Exercise task: From the material below, list every line containing "chart".

------ Dataset extract

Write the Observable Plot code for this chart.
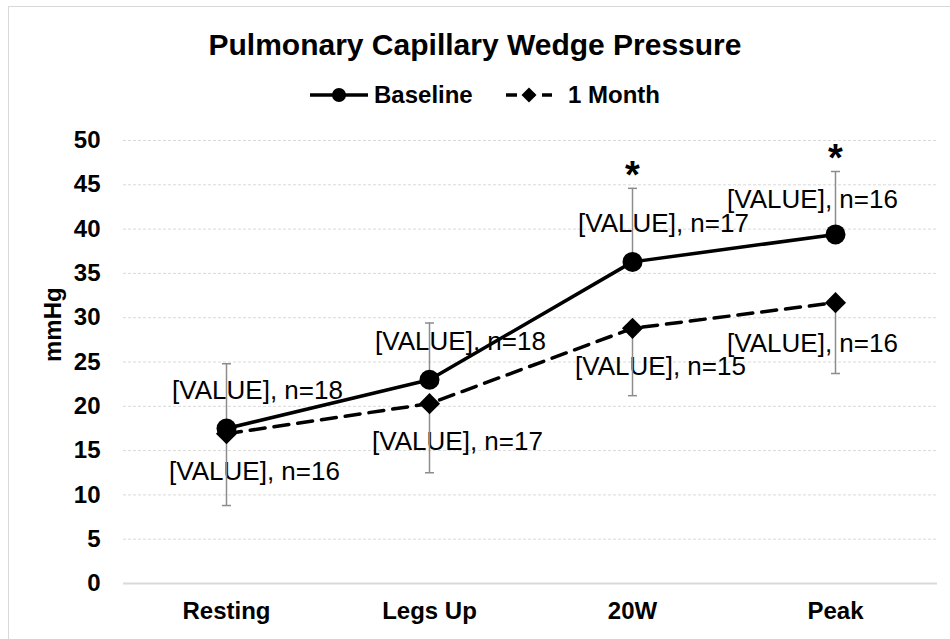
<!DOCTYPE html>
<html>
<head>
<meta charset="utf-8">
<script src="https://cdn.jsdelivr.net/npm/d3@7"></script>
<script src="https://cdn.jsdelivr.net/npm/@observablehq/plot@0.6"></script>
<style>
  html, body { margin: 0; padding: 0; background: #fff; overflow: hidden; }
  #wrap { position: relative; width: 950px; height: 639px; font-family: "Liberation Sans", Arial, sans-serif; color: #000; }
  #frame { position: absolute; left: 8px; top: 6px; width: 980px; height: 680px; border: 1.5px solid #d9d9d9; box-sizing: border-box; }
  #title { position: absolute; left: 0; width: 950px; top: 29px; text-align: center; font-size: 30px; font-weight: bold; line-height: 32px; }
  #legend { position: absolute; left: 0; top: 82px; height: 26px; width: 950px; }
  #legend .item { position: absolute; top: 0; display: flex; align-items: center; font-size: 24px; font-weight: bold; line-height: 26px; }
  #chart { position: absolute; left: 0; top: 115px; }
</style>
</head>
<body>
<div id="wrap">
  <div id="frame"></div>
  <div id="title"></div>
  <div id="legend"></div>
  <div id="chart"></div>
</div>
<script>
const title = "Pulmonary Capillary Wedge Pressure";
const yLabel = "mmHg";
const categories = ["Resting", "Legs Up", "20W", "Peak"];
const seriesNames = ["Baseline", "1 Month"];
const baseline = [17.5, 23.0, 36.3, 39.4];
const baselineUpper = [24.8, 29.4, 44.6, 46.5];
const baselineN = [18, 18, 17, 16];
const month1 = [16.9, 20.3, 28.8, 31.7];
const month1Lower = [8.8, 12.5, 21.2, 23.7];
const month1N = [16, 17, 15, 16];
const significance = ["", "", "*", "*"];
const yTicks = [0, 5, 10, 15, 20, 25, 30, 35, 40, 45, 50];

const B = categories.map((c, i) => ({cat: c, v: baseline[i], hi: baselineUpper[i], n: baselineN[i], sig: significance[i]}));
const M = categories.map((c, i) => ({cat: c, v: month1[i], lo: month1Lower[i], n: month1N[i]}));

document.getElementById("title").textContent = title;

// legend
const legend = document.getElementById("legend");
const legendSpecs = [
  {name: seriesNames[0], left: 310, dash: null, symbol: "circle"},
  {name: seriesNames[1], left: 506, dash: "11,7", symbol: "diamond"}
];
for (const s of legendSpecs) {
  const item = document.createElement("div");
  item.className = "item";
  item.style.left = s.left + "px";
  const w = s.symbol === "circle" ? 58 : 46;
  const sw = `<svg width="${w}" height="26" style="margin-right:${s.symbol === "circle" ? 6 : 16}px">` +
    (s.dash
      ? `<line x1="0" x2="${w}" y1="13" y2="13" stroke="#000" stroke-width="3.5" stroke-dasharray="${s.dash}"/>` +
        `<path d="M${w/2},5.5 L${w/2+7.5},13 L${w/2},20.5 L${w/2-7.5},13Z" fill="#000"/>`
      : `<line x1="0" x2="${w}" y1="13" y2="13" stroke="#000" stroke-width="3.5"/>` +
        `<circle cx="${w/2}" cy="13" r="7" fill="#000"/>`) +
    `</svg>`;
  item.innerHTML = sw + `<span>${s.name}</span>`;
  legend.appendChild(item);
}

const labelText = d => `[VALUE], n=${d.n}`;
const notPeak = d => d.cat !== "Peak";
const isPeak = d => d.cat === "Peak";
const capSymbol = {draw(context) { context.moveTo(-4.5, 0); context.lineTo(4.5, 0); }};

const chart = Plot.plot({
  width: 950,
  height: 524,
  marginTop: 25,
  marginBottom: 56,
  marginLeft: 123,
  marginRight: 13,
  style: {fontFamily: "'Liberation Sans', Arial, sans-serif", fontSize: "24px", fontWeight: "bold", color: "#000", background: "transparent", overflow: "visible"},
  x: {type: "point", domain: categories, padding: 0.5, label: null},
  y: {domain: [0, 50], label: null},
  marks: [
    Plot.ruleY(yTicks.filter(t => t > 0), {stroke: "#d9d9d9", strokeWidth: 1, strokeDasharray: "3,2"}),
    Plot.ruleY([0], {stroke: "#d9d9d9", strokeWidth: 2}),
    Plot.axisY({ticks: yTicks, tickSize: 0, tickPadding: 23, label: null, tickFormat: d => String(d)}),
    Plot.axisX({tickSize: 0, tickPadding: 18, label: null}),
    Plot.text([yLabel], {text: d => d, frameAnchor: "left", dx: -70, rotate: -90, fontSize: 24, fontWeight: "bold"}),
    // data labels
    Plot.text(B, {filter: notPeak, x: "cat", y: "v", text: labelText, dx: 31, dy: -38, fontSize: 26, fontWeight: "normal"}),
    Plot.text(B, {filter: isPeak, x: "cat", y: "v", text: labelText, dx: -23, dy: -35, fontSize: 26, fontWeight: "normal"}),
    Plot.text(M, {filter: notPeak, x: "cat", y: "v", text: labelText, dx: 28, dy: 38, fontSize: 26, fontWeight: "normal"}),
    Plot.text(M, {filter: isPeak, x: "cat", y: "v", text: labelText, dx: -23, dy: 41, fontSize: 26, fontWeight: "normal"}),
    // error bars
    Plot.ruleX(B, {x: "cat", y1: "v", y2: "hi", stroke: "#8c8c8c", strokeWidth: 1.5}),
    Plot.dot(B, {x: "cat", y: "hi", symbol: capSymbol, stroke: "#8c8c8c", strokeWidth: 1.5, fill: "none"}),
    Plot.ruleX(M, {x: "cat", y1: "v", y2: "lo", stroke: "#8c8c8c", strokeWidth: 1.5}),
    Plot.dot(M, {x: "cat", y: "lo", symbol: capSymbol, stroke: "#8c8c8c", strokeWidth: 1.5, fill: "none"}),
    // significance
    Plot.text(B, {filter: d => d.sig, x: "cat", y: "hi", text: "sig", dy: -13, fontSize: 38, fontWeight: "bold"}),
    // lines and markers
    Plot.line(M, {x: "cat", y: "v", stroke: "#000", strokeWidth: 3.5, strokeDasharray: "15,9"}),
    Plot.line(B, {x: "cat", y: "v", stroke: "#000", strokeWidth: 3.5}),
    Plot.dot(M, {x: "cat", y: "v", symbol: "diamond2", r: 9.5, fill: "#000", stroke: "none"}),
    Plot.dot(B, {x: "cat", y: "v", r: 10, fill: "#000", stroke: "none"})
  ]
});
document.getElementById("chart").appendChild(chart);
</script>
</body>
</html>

------------

Written answer:
Write the Observable Plot code for this chart.
  #chart { position: absolute; left: 0; top: 115px; }
  <div id="chart"></div>
const chart = Plot.plot({
document.getElementById("chart").appendChild(chart);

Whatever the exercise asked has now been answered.